*Challenge*
Only the lines from the one containing "Reproduce this diagram with TikZ." through the one containing "(s6) at (123,876)" should be duplicated, exactly as they appear. Pictures are to be left out.

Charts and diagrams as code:
START

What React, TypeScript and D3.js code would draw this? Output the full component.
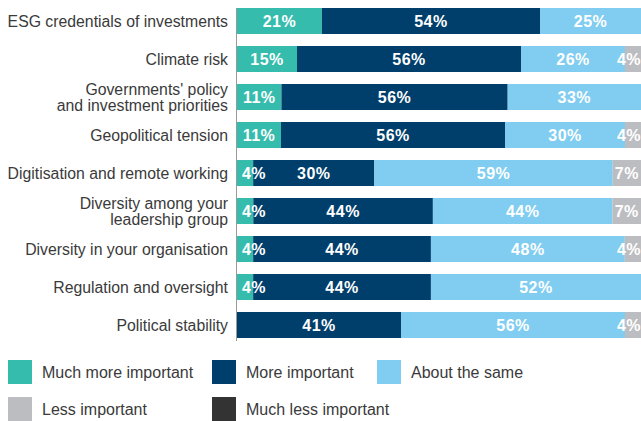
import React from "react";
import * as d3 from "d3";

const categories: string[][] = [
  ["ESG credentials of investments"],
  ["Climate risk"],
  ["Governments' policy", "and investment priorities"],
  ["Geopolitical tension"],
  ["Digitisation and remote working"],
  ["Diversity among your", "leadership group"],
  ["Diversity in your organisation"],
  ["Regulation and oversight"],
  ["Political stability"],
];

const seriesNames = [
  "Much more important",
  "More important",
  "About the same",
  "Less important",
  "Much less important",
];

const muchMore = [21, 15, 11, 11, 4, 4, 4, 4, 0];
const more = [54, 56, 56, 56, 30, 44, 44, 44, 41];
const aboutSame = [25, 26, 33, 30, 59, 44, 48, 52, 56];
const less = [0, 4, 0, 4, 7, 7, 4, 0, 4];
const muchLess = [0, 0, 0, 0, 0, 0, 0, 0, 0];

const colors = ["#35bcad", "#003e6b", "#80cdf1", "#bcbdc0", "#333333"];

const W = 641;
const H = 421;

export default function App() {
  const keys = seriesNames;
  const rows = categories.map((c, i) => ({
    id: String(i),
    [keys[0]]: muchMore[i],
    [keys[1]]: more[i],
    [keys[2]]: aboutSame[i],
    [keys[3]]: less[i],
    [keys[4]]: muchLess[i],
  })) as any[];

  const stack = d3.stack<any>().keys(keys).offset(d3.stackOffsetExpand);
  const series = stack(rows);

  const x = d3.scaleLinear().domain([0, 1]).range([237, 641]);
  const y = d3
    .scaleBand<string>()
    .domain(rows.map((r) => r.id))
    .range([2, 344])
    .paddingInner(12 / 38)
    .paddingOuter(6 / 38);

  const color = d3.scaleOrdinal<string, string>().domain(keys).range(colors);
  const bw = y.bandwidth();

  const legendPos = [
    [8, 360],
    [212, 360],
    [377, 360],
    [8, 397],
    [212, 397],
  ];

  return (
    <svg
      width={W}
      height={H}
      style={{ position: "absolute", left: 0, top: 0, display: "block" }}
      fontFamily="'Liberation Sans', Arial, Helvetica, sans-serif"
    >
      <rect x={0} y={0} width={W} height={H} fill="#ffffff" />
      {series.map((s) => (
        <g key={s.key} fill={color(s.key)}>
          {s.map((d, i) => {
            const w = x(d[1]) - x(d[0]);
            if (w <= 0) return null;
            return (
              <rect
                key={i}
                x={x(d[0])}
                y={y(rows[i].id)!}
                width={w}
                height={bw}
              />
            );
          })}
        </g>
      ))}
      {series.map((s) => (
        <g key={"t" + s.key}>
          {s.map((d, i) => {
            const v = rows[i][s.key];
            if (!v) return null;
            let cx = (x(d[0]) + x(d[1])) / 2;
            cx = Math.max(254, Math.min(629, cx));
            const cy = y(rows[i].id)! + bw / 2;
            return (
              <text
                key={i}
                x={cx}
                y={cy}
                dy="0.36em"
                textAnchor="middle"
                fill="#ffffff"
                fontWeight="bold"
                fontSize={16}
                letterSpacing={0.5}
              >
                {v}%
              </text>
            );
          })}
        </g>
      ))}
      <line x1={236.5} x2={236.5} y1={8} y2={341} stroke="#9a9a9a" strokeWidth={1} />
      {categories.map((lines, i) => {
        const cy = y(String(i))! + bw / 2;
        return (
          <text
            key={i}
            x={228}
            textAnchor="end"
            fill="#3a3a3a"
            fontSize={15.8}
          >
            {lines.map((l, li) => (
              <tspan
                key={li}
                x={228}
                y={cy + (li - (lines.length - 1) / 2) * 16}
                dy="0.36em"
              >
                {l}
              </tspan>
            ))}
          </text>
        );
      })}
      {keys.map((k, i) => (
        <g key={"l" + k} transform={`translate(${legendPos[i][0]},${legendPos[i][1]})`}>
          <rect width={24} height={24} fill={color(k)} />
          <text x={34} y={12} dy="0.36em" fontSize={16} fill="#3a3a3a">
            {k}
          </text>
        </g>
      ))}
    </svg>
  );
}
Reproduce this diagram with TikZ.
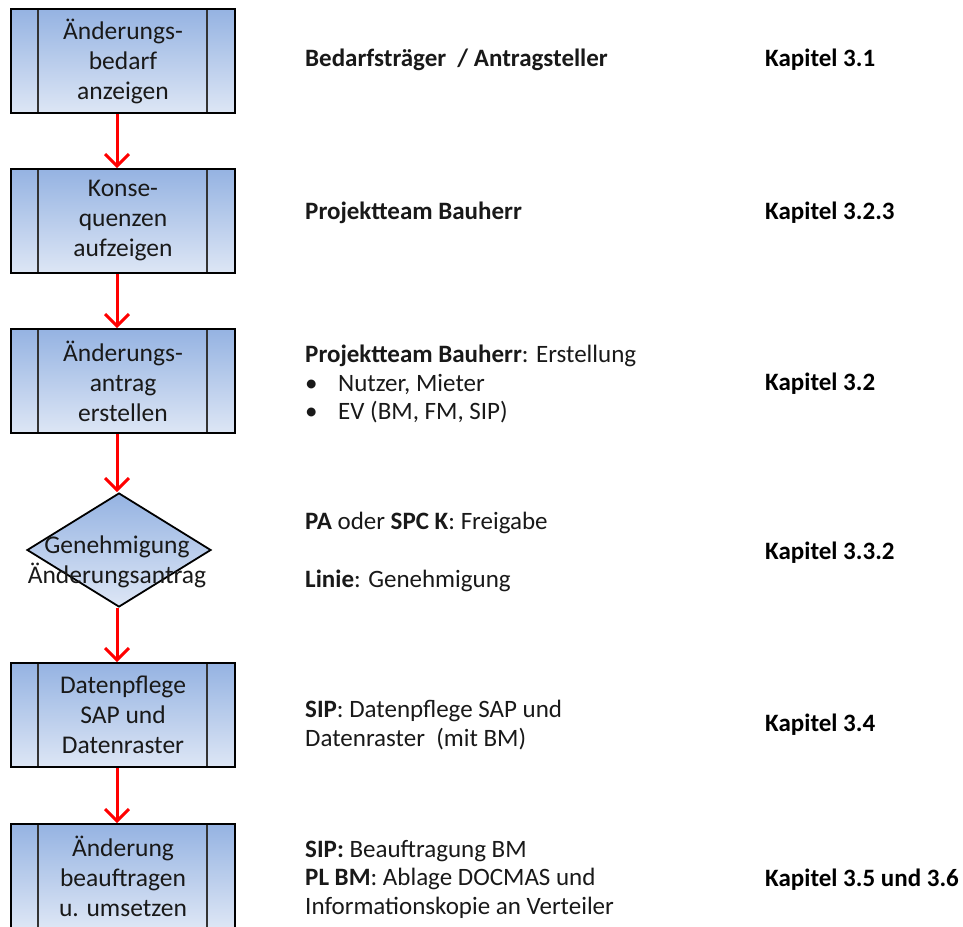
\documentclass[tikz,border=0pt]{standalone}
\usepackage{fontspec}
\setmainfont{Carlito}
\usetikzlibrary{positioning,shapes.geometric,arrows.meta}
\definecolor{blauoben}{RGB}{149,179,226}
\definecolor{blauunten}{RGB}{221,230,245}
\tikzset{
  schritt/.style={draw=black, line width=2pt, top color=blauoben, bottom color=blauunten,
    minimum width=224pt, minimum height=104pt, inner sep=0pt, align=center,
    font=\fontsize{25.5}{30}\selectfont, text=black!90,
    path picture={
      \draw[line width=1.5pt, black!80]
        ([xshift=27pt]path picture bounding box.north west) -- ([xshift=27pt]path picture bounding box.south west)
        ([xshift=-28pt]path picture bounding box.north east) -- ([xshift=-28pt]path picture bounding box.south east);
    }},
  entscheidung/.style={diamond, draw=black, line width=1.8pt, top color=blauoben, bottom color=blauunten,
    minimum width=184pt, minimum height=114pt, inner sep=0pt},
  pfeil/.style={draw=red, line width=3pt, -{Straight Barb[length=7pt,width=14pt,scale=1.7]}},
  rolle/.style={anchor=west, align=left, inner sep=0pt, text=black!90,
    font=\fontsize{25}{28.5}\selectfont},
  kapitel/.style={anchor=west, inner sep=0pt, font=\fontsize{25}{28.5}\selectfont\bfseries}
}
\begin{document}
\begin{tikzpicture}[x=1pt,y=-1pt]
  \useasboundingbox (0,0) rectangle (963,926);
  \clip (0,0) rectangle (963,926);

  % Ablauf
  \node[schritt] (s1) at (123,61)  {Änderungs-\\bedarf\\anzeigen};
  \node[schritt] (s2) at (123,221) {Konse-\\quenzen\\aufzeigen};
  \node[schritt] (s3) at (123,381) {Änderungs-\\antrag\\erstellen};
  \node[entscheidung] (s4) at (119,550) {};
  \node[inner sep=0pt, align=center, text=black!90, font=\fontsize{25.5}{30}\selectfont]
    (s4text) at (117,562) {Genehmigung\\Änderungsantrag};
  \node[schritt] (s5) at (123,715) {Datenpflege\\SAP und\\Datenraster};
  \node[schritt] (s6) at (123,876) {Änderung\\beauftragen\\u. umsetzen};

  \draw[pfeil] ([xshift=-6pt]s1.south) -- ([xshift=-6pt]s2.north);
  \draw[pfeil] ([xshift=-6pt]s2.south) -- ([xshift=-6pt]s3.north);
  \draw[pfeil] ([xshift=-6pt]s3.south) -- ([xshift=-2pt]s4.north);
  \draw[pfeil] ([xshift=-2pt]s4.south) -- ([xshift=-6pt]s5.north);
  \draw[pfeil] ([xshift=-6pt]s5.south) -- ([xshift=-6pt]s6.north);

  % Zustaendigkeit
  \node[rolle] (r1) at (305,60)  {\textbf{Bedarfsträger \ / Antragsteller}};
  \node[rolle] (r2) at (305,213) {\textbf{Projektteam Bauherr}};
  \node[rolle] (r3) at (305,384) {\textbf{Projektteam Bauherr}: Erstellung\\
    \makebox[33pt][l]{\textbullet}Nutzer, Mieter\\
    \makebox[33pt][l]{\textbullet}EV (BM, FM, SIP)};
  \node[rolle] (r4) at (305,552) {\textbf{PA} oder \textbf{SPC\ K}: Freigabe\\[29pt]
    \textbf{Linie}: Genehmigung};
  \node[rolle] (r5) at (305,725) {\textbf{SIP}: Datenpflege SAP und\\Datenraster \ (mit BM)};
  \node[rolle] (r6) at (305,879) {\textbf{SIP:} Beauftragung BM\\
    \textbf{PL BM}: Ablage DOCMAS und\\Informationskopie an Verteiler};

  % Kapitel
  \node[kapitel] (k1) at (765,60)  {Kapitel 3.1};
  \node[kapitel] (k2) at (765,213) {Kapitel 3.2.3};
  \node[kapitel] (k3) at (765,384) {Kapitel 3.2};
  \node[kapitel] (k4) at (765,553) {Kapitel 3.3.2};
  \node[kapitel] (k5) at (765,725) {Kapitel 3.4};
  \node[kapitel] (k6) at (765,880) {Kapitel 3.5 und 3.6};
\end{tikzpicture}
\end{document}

END

*Answer*
Reproduce this diagram with TikZ.
\documentclass[tikz,border=0pt]{standalone}
\usepackage{fontspec}
\setmainfont{Carlito}
\usetikzlibrary{positioning,shapes.geometric,arrows.meta}
\definecolor{blauoben}{RGB}{149,179,226}
\definecolor{blauunten}{RGB}{221,230,245}
\tikzset{
  schritt/.style={draw=black, line width=2pt, top color=blauoben, bottom color=blauunten,
    minimum width=224pt, minimum height=104pt, inner sep=0pt, align=center,
    font=\fontsize{25.5}{30}\selectfont, text=black!90,
    path picture={
      \draw[line width=1.5pt, black!80]
        ([xshift=27pt]path picture bounding box.north west) -- ([xshift=27pt]path picture bounding box.south west)
        ([xshift=-28pt]path picture bounding box.north east) -- ([xshift=-28pt]path picture bounding box.south east);
    }},
  entscheidung/.style={diamond, draw=black, line width=1.8pt, top color=blauoben, bottom color=blauunten,
    minimum width=184pt, minimum height=114pt, inner sep=0pt},
  pfeil/.style={draw=red, line width=3pt, -{Straight Barb[length=7pt,width=14pt,scale=1.7]}},
  rolle/.style={anchor=west, align=left, inner sep=0pt, text=black!90,
    font=\fontsize{25}{28.5}\selectfont},
  kapitel/.style={anchor=west, inner sep=0pt, font=\fontsize{25}{28.5}\selectfont\bfseries}
}
\begin{document}
\begin{tikzpicture}[x=1pt,y=-1pt]
  \useasboundingbox (0,0) rectangle (963,926);
  \clip (0,0) rectangle (963,926);

  % Ablauf
  \node[schritt] (s1) at (123,61)  {Änderungs-\\bedarf\\anzeigen};
  \node[schritt] (s2) at (123,221) {Konse-\\quenzen\\aufzeigen};
  \node[schritt] (s3) at (123,381) {Änderungs-\\antrag\\erstellen};
  \node[entscheidung] (s4) at (119,550) {};
  \node[inner sep=0pt, align=center, text=black!90, font=\fontsize{25.5}{30}\selectfont]
    (s4text) at (117,562) {Genehmigung\\Änderungsantrag};
  \node[schritt] (s5) at (123,715) {Datenpflege\\SAP und\\Datenraster};
  \node[schritt] (s6) at (123,876) {Änderung\\beauftragen\\u. umsetzen};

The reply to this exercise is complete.